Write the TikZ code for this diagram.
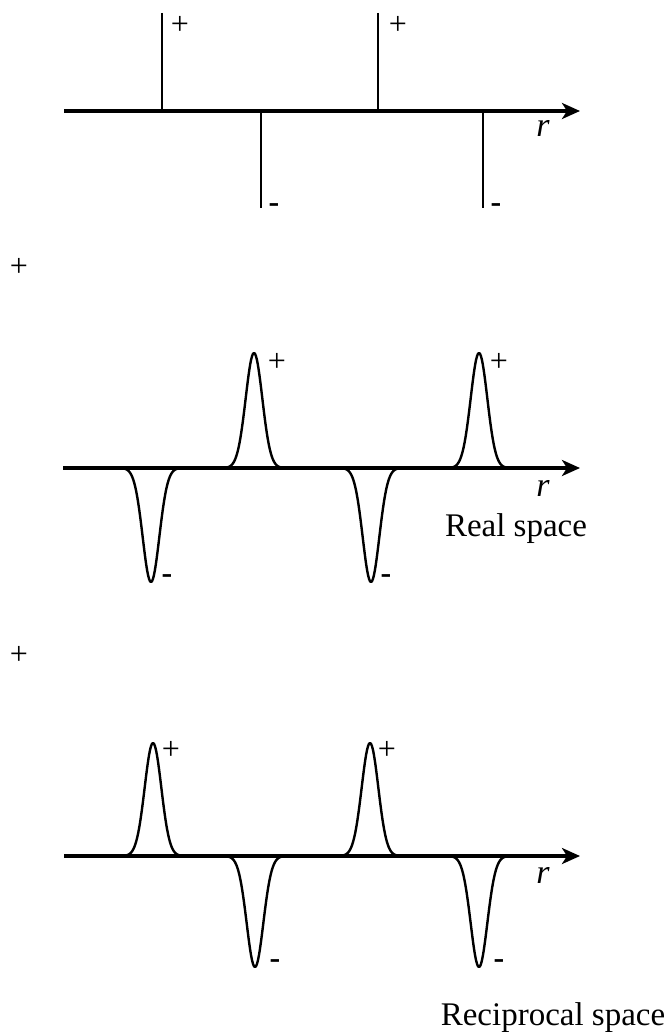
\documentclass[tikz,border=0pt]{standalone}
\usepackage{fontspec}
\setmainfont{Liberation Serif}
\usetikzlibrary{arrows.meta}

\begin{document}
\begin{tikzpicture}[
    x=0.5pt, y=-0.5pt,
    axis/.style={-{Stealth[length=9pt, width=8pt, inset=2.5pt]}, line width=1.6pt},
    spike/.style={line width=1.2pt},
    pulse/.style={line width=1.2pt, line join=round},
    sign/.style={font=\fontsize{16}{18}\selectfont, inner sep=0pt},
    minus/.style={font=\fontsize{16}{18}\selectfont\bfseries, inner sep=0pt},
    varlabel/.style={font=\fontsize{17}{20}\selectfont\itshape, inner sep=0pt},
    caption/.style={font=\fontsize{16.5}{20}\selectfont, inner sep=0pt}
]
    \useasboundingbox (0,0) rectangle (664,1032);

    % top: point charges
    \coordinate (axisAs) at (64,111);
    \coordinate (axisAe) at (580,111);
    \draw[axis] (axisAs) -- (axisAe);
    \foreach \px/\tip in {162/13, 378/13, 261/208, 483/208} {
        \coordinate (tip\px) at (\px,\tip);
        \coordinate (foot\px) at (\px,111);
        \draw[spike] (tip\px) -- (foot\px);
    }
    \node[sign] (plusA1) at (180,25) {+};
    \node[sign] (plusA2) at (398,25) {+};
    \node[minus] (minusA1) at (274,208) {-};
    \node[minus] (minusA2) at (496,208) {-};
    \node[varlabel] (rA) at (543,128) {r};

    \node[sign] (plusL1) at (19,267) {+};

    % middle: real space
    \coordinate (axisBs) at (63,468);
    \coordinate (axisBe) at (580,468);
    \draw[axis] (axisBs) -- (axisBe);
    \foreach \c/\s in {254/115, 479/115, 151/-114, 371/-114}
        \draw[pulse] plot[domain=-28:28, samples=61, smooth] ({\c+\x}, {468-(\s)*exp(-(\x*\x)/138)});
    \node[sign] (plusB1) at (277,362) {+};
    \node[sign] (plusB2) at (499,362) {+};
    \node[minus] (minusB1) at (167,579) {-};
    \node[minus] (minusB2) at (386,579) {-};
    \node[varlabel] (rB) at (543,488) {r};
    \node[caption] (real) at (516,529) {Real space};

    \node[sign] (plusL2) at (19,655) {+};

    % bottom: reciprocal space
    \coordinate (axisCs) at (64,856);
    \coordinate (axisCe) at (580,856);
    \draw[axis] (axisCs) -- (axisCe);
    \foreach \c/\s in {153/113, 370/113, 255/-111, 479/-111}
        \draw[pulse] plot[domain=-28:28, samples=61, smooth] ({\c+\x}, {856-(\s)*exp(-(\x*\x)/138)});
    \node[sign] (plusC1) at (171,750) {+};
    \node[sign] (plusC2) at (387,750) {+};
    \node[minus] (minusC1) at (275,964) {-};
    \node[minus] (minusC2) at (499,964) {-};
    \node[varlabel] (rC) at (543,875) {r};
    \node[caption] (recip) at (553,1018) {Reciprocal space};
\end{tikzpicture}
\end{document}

**GOAL**
Without the pictures, please reproduce each line of the listing above exactly, from the first one through the line bearing "(0,0) rectangle (664,1032);".

**SOLUTION TO THE EXERCISE**
Write the TikZ code for this diagram.
\documentclass[tikz,border=0pt]{standalone}
\usepackage{fontspec}
\setmainfont{Liberation Serif}
\usetikzlibrary{arrows.meta}

\begin{document}
\begin{tikzpicture}[
    x=0.5pt, y=-0.5pt,
    axis/.style={-{Stealth[length=9pt, width=8pt, inset=2.5pt]}, line width=1.6pt},
    spike/.style={line width=1.2pt},
    pulse/.style={line width=1.2pt, line join=round},
    sign/.style={font=\fontsize{16}{18}\selectfont, inner sep=0pt},
    minus/.style={font=\fontsize{16}{18}\selectfont\bfseries, inner sep=0pt},
    varlabel/.style={font=\fontsize{17}{20}\selectfont\itshape, inner sep=0pt},
    caption/.style={font=\fontsize{16.5}{20}\selectfont, inner sep=0pt}
]
    \useasboundingbox (0,0) rectangle (664,1032);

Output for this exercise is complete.